Movie Reviews – More Harm than Good?

Before I decide to see any movie in the cinema, I always look at the reviews. A film review can tell me whether a movie is a waste of time or not, and makes my cinema-attendance much cheaper. I find comfort knowing that the next two hours of my life will tick off all of the boxes that I require for a movie. Critics can spot meaning and beauty in a film that may be unnoticeable to the un-trained eye, allowing for a greater appreciation of the art. Leader-boards are generated, ranking the reception of movies to establish the must-sees and the life-changers. It’s a bit of a cycle; the movies shape the reviews, the reviews shape the public’s interest, and the public’s interest shapes the movies. But are they as important as they seem? The Gryphon looks at movie reviews and whether they are helpful for audiences or serve to damage the film industry.

Movie reviews don’t always matter to the general public, while some Marvel movies, like ‘Thor: The Dark World’ (2013), persuaded moviegoers to spend their money despite unimpressed critics. With a huge fan base and an established appeal from the comics, audiences did not care about the repeated plot structure of superhero movies, as that is what they seem to like. But why is it that the Avengers can get away with unoriginal concepts, while DC superheroes can’t? While the Marvel Cinematic Universe’s first film, ‘Iron Man’ (2008), received rave reviews for giving new energy into comic book movies, the DC Cinematic Universe’s first film, ‘Man of Steel’ (2013) was critically underwhelming. These first reviews set a precedent for the rest of the franchises, with DC’s current total box office revenue being on average significantly less to Marvel. Clearly reviews make a difference to the public, so when DC’s ‘Wonder Women’ (2017) was well received well by critics, it still had a smaller box office to both of Marvel’s movies the same year, ‘Spider-Man: Homecoming’ and ‘Guardians of the Galaxy Vol. 2’.
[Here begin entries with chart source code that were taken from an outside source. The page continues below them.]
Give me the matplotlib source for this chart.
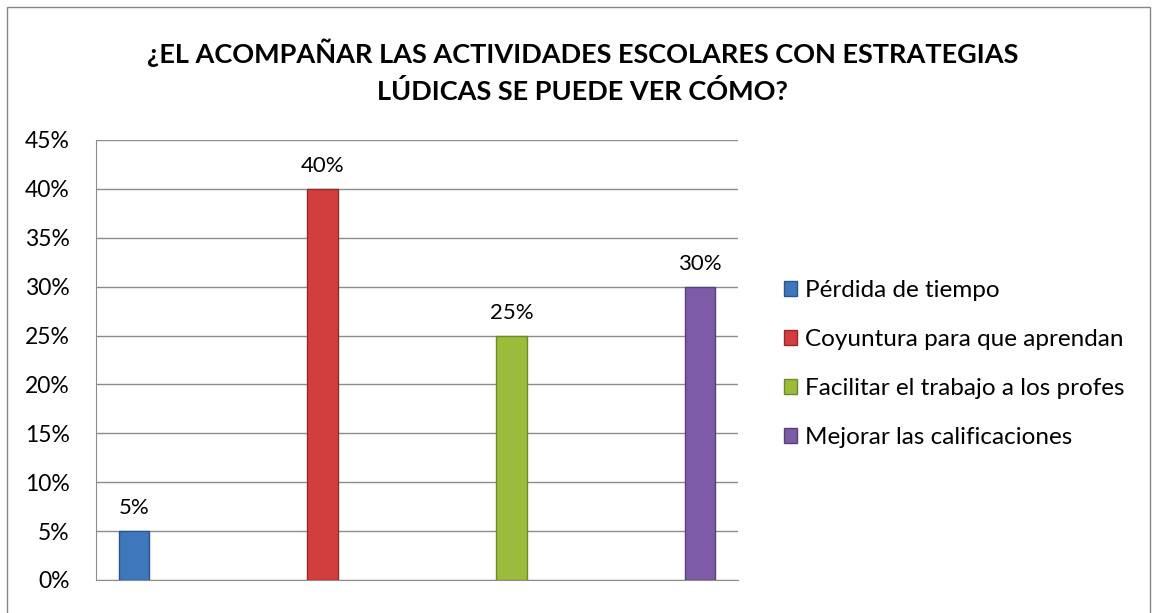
import matplotlib.pyplot as plt
from matplotlib.patches import Rectangle

categories = ['Pérdida de tiempo', 'Coyuntura para que aprendan',
              'Facilitar el trabajo a los profes', 'Mejorar las calificaciones']
values = [5, 40, 25, 30]
colors = ['#3F77BC', '#D23E3E', '#9BBB3B', '#7D5BA6']
edges = ['#2A558C', '#962A2A', '#6E8A28', '#584078']
yticks = list(range(0, 50, 5))

plt.rcParams['font.family'] = ['Lato', 'DejaVu Sans']

fig = plt.figure(figsize=(11.58, 6.13), dpi=100)
fig.patches.append(Rectangle((7 / 1158, -0.1), 1143 / 1158, 1.1 - 7 / 613,
                             transform=fig.transFigure, fill=False,
                             edgecolor='#868686', lw=1))
ax = fig.add_axes([96 / 1158, 1 - 580 / 613, 642 / 1158, 440 / 613])

for i, (cat, v) in enumerate(zip(categories, values)):
    ax.bar(i, v, width=0.16, color=colors[i], edgecolor=edges[i], lw=1,
           label=cat, zorder=3)
    ax.text(i, v + 1.3, f'{v}%', ha='center', va='bottom', fontsize=16)

ax.set_xlim(-0.2, 3.2)
ax.set_ylim(0, 45)
ax.set_yticks(yticks)
ax.set_yticklabels([f'{t}%' for t in yticks], fontsize=16.5)
ax.set_xticks([])
ax.yaxis.grid(True, color='#8C8C8C', lw=1, zorder=0)
ax.tick_params(axis='y', length=0, pad=19)
for s in ['top', 'right']:
    ax.spines[s].set_visible(False)
ax.spines['left'].set_color('#8C8C8C')
ax.spines['bottom'].set_color('#8C8C8C')

fig.text(0.503, 0.884, '¿EL ACOMPAÑAR LAS ACTIVIDADES ESCOLARES CON ESTRATEGIAS\nLÚDICAS SE PUEDE VER CÓMO?',
         ha='center', va='center', fontsize=19.5, fontweight='bold', linespacing=1.55)

fig.legend(loc='center left', bbox_to_anchor=(762 / 1158, 1 - 364 / 613),
           frameon=False, fontsize=17.5, handlelength=0.55, handleheight=0.55,
           handletextpad=0.3, labelspacing=1.15)

fig.savefig('out.png', dpi=100)
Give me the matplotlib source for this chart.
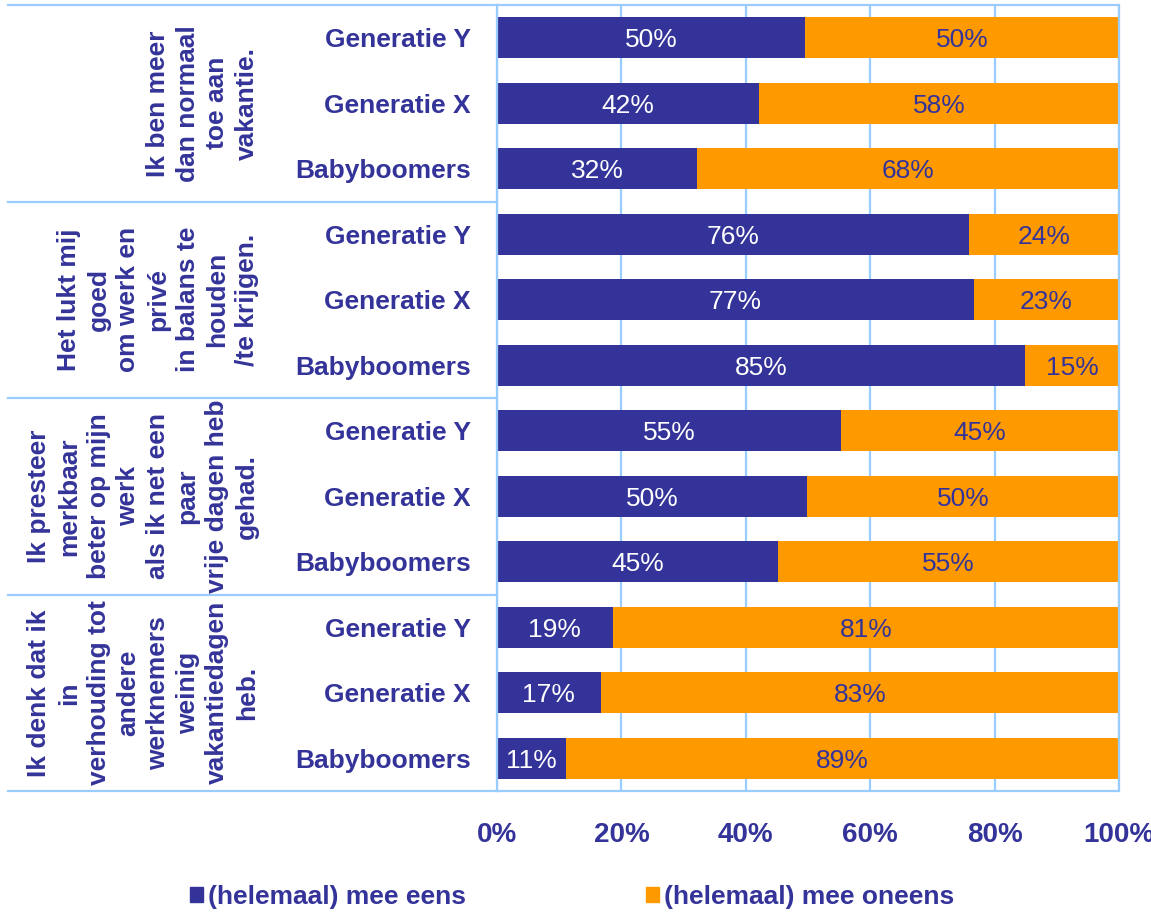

Critics must be sick of films that are nothing but temporary aesthetic fulfilment, and therefore make bad reviews that the general public may still enjoy.

There seems to be a current trend of ‘okay’ movies, which is not satisfactory enough for critics anymore, with big blockbusters like ‘Passengers’ (2016) being hugely panned. It was held to be unremarkable and formulaic, with any intensity in the pivotal scenes being diminished by the predictability of the ending. Critics must be sick of films that are nothing but temporary aesthetic fulfilment, and therefore make bad reviews that the general public may still enjoy. Meanwhile, movies like ‘Get Out’ (2017) received huge acclaim for being clever, topical and inciting self-examination, something rare in horror movies. However, if horror movies commonly reflected society rather than relied on jump scares to fuel your adrenaline, how long would it take for this to become predictable for viewers ?

Poor or average reviews create a preconceived notion of what you will get out of a movie, when in reality this is completely subjective. People relate to movies differently due to their own experiences and personalities, and so being told how to think by someone who is going in to a movie with different expectations and requirements for contentment than you would be absurd. When ‘Suicide Squad’ (2016) received poor critical reviews, fans called for the boycott of review website ‘Rotten Tomatoes’, due to the bad reviews leading to less people going to see it. The success of the film-maker is in the hands of the critic, as they can manipulate the public’s thoughts about a film, and therefore their likelihood to watch it and generate income for the movie-industry. Reviews are helpful for those who do not find ‘okay’ movies satisfactory, but for the majority of the general public who watch movies as a distraction and entertainment, reviews can be a hindrance to the film industry.